Sidney Powell’s ‘Kraken’ Suits Fail in Michigan and Georgia

Pennsylvania Republicans, led by U.S. Representative Mike Kelly have made a long-shot request to the U.S. Supreme Court for an emergency order to nullify the commonwealth’s vote certification on grounds the law the Republican-controlled legislature passed in 2019 to expand mail-in voting is unconstitutional.

Justice Samuel Alito has asked for responses to be filed by Tuesday’s safe harbor deadline, moving up his original deadline by one day. In the Bush v. Gore case from Florida that decided the 2000 presidential election, the court made a point of ruling by the safe harbor deadline that year.

Republicans have also asked the high court to rule on a Republican lawsuit challenging the commonwealth allowing ballots mailed before Election Day and received within three days after to be counted. But the court hasn’t said whether it would take that case, and it only involves about 10,000 ballots — not enough to affect Biden’s winning margin of more than 80,000 votes.

Giuliani and Ellis have also been meeting with Republican lawmakers in the contested battleground states encouraging them to ignore the vote totals for Biden on grounds the election has “failed” and to appoint electors for Trump who would compete with the Biden slates.
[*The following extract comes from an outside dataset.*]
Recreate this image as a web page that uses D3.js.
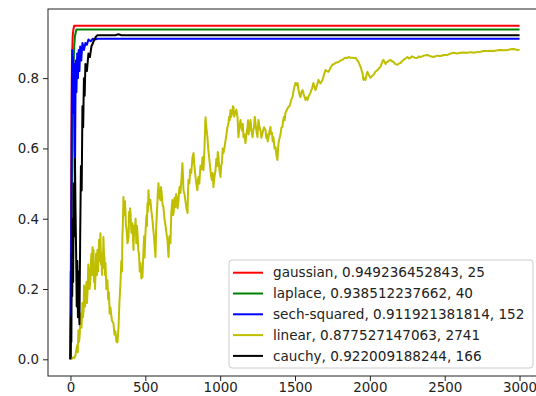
<!DOCTYPE html>
<html>
<head>
<meta charset="utf-8">
<script src="https://cdn.jsdelivr.net/npm/d3@7"></script>
<style>
  body { margin: 0; background: #fff; }
  text { font-family: "DejaVu Sans", sans-serif; }
</style>
</head>
<body>
<div id="chart"></div>
<script>
// chart size, plot area roughly like the matplotlib figure
const margin = { top: 9, right: -6, bottom: 20, left: 48 };
const W = 536, H = 396;
const width = W - margin.left - margin.right;
const height = H - margin.top - margin.bottom;

const xTicks = [0, 500, 1000, 1500, 2000, 2500, 3000];
const yTicks = [0.0, 0.2, 0.4, 0.6, 0.8];

const names = ["gaussian", "laplace", "sech-squared", "linear", "cauchy"];
const bestAcc = ["0.949236452843", "0.938512237662", "0.911921381814", "0.877527147063", "0.922009188244"];
const bestIter = [25, 40, 152, 2741, 166];
const colors = ["#ff0000", "#008000", "#0000ff", "#bfbf00", "#000000"];

// [iteration, accuracy]
const gaussian = [[0, 0], [3, 0.3], [6, 0.6], [10, 0.85], [15, 0.92], [20, 0.94], [25, 0.949], [3000, 0.949]];
const laplace = [[0, 0], [5, 0.2], [10, 0.5], [15, 0.7], [20, 0.83], [25, 0.89], [30, 0.92], [40, 0.9385], [3000, 0.9385]];
const sech = [[0, 0], [2, 0.25], [4, 0.19], [6, 0.42], [8, 0.62], [10, 0.8], [12, 0.88], [15, 0.75], [18, 0.86],
  [21, 0.7], [24, 0.84], [27, 0.6], [30, 0.52], [33, 0.72], [36, 0.85], [40, 0.76], [45, 0.87], [50, 0.8],
  [55, 0.88], [60, 0.82], [65, 0.89], [72, 0.85], [80, 0.9], [90, 0.88], [100, 0.9], [110, 0.895],
  [120, 0.91], [135, 0.905], [150, 0.912], [165, 0.91], [180, 0.912], [3000, 0.912]];
const linear = [[0, 0.003], [10, 0.002], [20, 0.006], [27, 0.004], [33, 0.011], [40, 0.03], [45, 0.04], [49, 0.02],
  [53, 0.083], [58, 0.05], [62, 0.07], [66, 0.12], [70, 0.13], [74, 0.09], [80, 0.16], [84, 0.12], [88, 0.14],
  [91, 0.21], [94, 0.197], [97, 0.15], [100, 0.17], [107, 0.22], [110, 0.16], [114, 0.188], [119, 0.27],
  [124, 0.25], [128, 0.2], [134, 0.234], [137, 0.28], [140, 0.3], [144, 0.24], [147, 0.319], [150, 0.28],
  [154, 0.311], [157, 0.22], [160, 0.26], [164, 0.2], [167, 0.234], [171, 0.3], [174, 0.29], [177, 0.24],
  [180, 0.311], [184, 0.25], [187, 0.282], [191, 0.34], [194, 0.33], [197, 0.28], [200, 0.359], [204, 0.27],
  [207, 0.3], [211, 0.24], [214, 0.302], [217, 0.26], [220, 0.348], [224, 0.3], [227, 0.29], [231, 0.24],
  [234, 0.274], [240, 0.2], [247, 0.225], [252, 0.17], [257, 0.19], [262, 0.13], [267, 0.148], [277, 0.11],
  [287, 0.103], [294, 0.07], [300, 0.08], [307, 0.05], [314, 0.048], [321, 0.091], [327, 0.16], [334, 0.217],
  [340, 0.28], [344, 0.25], [347, 0.348], [351, 0.4], [354, 0.462], [357, 0.43], [360, 0.41], [364, 0.45],
  [367, 0.425], [371, 0.38], [375, 0.37], [381, 0.33], [388, 0.348], [392, 0.42], [395, 0.4], [398, 0.43],
  [401, 0.416], [407, 0.36], [414, 0.387], [418, 0.34], [421, 0.311], [426, 0.38], [430, 0.36], [435, 0.4],
  [440, 0.33], [444, 0.38], [448, 0.359], [453, 0.31], [458, 0.3], [463, 0.25], [468, 0.274], [474, 0.23],
  [481, 0.234], [485, 0.28], [488, 0.311], [492, 0.35], [495, 0.29], [498, 0.33], [501, 0.359], [505, 0.39],
  [508, 0.41], [511, 0.38], [514, 0.444], [517, 0.42], [521, 0.481], [527, 0.44], [534, 0.453], [541, 0.42],
  [548, 0.396], [553, 0.37], [558, 0.35], [563, 0.32], [568, 0.291], [573, 0.38], [578, 0.42], [583, 0.47],
  [588, 0.501], [594, 0.46], [601, 0.453], [605, 0.49], [610, 0.47], [615, 0.44], [621, 0.433], [628, 0.4],
  [635, 0.38], [641, 0.36], [648, 0.339], [655, 0.291], [661, 0.35], [668, 0.33], [674, 0.42], [681, 0.453],
  [686, 0.41], [690, 0.42], [695, 0.46], [701, 0.433], [706, 0.47], [710, 0.46], [716, 0.43], [722, 0.453],
  [728, 0.49], [735, 0.473], [741, 0.51], [748, 0.558], [752, 0.52], [755, 0.481], [762, 0.47], [768, 0.45],
  [775, 0.43], [782, 0.416], [785, 0.47], [788, 0.51], [794, 0.5], [800, 0.54], [807, 0.53], [815, 0.575],
  [822, 0.587], [828, 0.55], [835, 0.52], [841, 0.5], [848, 0.481], [852, 0.51], [855, 0.519], [861, 0.5],
  [868, 0.55], [875, 0.54], [882, 0.575], [889, 0.538], [895, 0.6], [899, 0.65], [902, 0.689], [908, 0.66],
  [915, 0.632], [920, 0.6], [925, 0.58], [930, 0.56], [935, 0.538], [940, 0.52], [945, 0.51], [950, 0.53],
  [955, 0.49], [962, 0.52], [969, 0.538], [974, 0.57], [979, 0.55], [984, 0.59], [989, 0.575], [995, 0.54],
  [1002, 0.519], [1007, 0.55], [1012, 0.56], [1017, 0.6], [1022, 0.587], [1028, 0.6], [1035, 0.62],
  [1042, 0.64], [1049, 0.661], [1055, 0.67], [1060, 0.69], [1064, 0.68], [1069, 0.709], [1074, 0.69],
  [1080, 0.7], [1085, 0.72], [1089, 0.718], [1094, 0.69], [1100, 0.7], [1108, 0.71], [1116, 0.689],
  [1122, 0.632], [1128, 0.66], [1136, 0.681], [1141, 0.66], [1146, 0.65], [1151, 0.67], [1156, 0.632],
  [1162, 0.64], [1169, 0.615], [1175, 0.64], [1183, 0.661], [1186, 0.68], [1190, 0.64], [1196, 0.66],
  [1203, 0.681], [1209, 0.65], [1216, 0.632], [1221, 0.65], [1226, 0.66], [1231, 0.69], [1236, 0.672],
  [1242, 0.65], [1249, 0.632], [1253, 0.66], [1256, 0.681], [1263, 0.66], [1270, 0.65], [1276, 0.63],
  [1283, 0.644], [1293, 0.66], [1303, 0.652], [1308, 0.63], [1313, 0.64], [1318, 0.62], [1323, 0.632],
  [1330, 0.65], [1336, 0.661], [1341, 0.64], [1346, 0.645], [1351, 0.62], [1356, 0.632], [1363, 0.6],
  [1370, 0.604], [1376, 0.58], [1383, 0.567], [1387, 0.6], [1390, 0.615], [1397, 0.63], [1403, 0.64],
  [1410, 0.66], [1416, 0.661], [1421, 0.68], [1426, 0.69], [1431, 0.68], [1436, 0.701], [1446, 0.71],
  [1456, 0.718], [1463, 0.72], [1470, 0.73], [1476, 0.74], [1483, 0.746], [1493, 0.77], [1503, 0.786],
  [1510, 0.78], [1517, 0.786], [1522, 0.77], [1527, 0.76], [1532, 0.75], [1537, 0.746], [1543, 0.76],
  [1550, 0.766], [1555, 0.76], [1560, 0.75], [1565, 0.745], [1570, 0.738], [1577, 0.745], [1583, 0.738],
  [1593, 0.75], [1603, 0.758], [1613, 0.77], [1623, 0.786], [1630, 0.775], [1637, 0.766], [1647, 0.78],
  [1657, 0.795], [1663, 0.79], [1670, 0.785], [1677, 0.79], [1684, 0.795], [1694, 0.81], [1704, 0.823],
  [1714, 0.82], [1724, 0.818], [1737, 0.83], [1750, 0.838], [1760, 0.84], [1770, 0.843], [1781, 0.845],
  [1791, 0.846], [1804, 0.85], [1817, 0.852], [1827, 0.856], [1837, 0.858], [1847, 0.857], [1857, 0.86],
  [1870, 0.858], [1884, 0.858], [1894, 0.857], [1904, 0.858], [1914, 0.852], [1924, 0.846], [1932, 0.838],
  [1940, 0.83], [1946, 0.82], [1951, 0.815], [1955, 0.8], [1958, 0.795], [1964, 0.8], [1971, 0.795],
  [1978, 0.81], [1984, 0.818], [1994, 0.808], [2004, 0.801], [2014, 0.806], [2024, 0.809], [2037, 0.818],
  [2051, 0.823], [2061, 0.828], [2071, 0.832], [2081, 0.845], [2091, 0.852], [2098, 0.846], [2105, 0.84],
  [2111, 0.845], [2118, 0.846], [2128, 0.85], [2138, 0.852], [2148, 0.848], [2158, 0.846], [2171, 0.84],
  [2185, 0.838], [2195, 0.842], [2205, 0.843], [2215, 0.848], [2225, 0.852], [2238, 0.856], [2251, 0.86],
  [2262, 0.856], [2272, 0.858], [2282, 0.862], [2292, 0.86], [2305, 0.857], [2318, 0.858], [2328, 0.862],
  [2338, 0.86], [2360, 0.864], [2385, 0.866], [2405, 0.862], [2425, 0.86], [2450, 0.864], [2472, 0.863],
  [2495, 0.866], [2519, 0.866], [2540, 0.87], [2559, 0.872], [2582, 0.87], [2606, 0.872], [2630, 0.873],
  [2652, 0.872], [2672, 0.874], [2692, 0.872], [2715, 0.874], [2739, 0.875], [2760, 0.877], [2786, 0.877],
  [2805, 0.878], [2826, 0.877], [2850, 0.879], [2873, 0.88], [2895, 0.879], [2920, 0.88], [2940, 0.882],
  [2960, 0.883], [2980, 0.881], [3000, 0.88]];
const cauchy = [[0, 0], [3, 0.12], [6, 0.05], [9, 0.3], [12, 0.18], [15, 0.4], [18, 0.22], [22, 0.5], [26, 0.35],
  [30, 0.57], [34, 0.42], [38, 0.3], [42, 0.15], [46, 0.28], [50, 0.12], [55, 0.25], [60, 0.1], [65, 0.35],
  [70, 0.55], [75, 0.48], [80, 0.72], [85, 0.66], [90, 0.8], [95, 0.75], [100, 0.84], [110, 0.82], [120, 0.87],
  [130, 0.86], [140, 0.89], [150, 0.9], [160, 0.91], [170, 0.918], [180, 0.922], [300, 0.922], [320, 0.925],
  [340, 0.922], [3000, 0.922]];

const allSeries = [gaussian, laplace, sech, linear, cauchy];

const svg = d3.select("#chart")
  .append("svg")
  .attr("width", W)
  .attr("height", H);

const g = svg.append("g")
  .attr("transform", `translate(${margin.left}, ${margin.top})`);

const xScale = d3.scaleLinear().domain([-150, 3150]).range([0, width]);
const yScale = d3.scaleLinear().domain([-0.0475, 0.9967]).range([height, 0]);

g.append("clipPath").attr("id", "clip")
  .append("rect").attr("width", width).attr("height", height);

const line = d3.line()
  .x(d => xScale(d[0]))
  .y(d => yScale(d[1]));

allSeries.forEach((s, i) => {
  g.append("path")
    .datum(s)
    .attr("clip-path", "url(#clip)")
    .attr("fill", "none")
    .attr("stroke", colors[i])
    .attr("stroke-width", 2)
    .attr("stroke-linejoin", "round")
    .attr("d", line);
});

// axes
const xAxis = d3.axisBottom(xScale).tickValues(xTicks).tickSize(5).tickPadding(1).tickFormat(d3.format("d"));
const yAxis = d3.axisLeft(yScale).tickValues(yTicks).tickSize(5).tickPadding(4).tickFormat(d3.format(".1f"));

const gx = g.append("g").attr("transform", `translate(0, ${height})`).call(xAxis);
const gy = g.append("g").call(yAxis);
[gx, gy].forEach(a => {
  a.select(".domain").remove();
  a.selectAll("text").attr("font-size", 13.4).attr("fill", "#222").style("font-family", "DejaVu Sans");
  a.selectAll("line").attr("stroke", "#222");
});

// frame
g.append("rect")
  .attr("width", width)
  .attr("height", height)
  .attr("fill", "none")
  .attr("stroke", "#222")
  .attr("stroke-width", 1);

// legend
const legX = 229 - margin.left, legY = 260 - margin.top;
const leg = g.append("g").attr("transform", `translate(${legX}, ${legY})`);
leg.append("rect")
  .attr("width", 304).attr("height", 108)
  .attr("rx", 3)
  .attr("fill", "#fff").attr("fill-opacity", 0.8)
  .attr("stroke", "#ccc");
names.forEach((n, i) => {
  const cy = 12.7 + i * 20.8;
  leg.append("line")
    .attr("x1", 4).attr("x2", 34).attr("y1", cy).attr("y2", cy)
    .attr("stroke", colors[i]).attr("stroke-width", 2);
  leg.append("text")
    .attr("x", 44).attr("y", cy).attr("dy", "0.35em")
    .attr("font-size", 13.6).attr("fill", "#222")
    .text(`${n}, ${bestAcc[i]}, ${bestIter[i]}`);
});
</script>
</body>
</html>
When U.S. voters mark ballots in a presidential race, they’re actually voting for a candidate’s slate of electors who cast that state’s number of electoral votes for the winning candidate. The candidate who gets at least 270 Electoral College votes wins the presidency.

Republican leaders in Pennsylvania, Arizona, Georgia and Michigan have said it would be illegal for them to ignore the outcome of the Nov. 3 election in their states. A Dec. 3 statement from the four GOP legislative leaders in Pennsylvania saying they wouldn’t appoint Trump electors drew angry tweets from Giuliani that they had “let down America” and he was “ashamed of them.”

There could still be objections to Biden electors when Congress meets on Jan. 6 to count each state’s electoral votes, and Republican Representative Mo Brooks of Alabama has said he intends to make one.

Yet any such challenge must be made by both a House and Senate member. Even if that happens, each chamber would then meet to resolve the objection and it would almost certainly fail, said Alexander Keyssar, a professor at the Harvard Kennedy School, who has studied the Electoral College.

“We’re going to see some little action here, but I think it’s going to be inconsequential,” Keyssar said.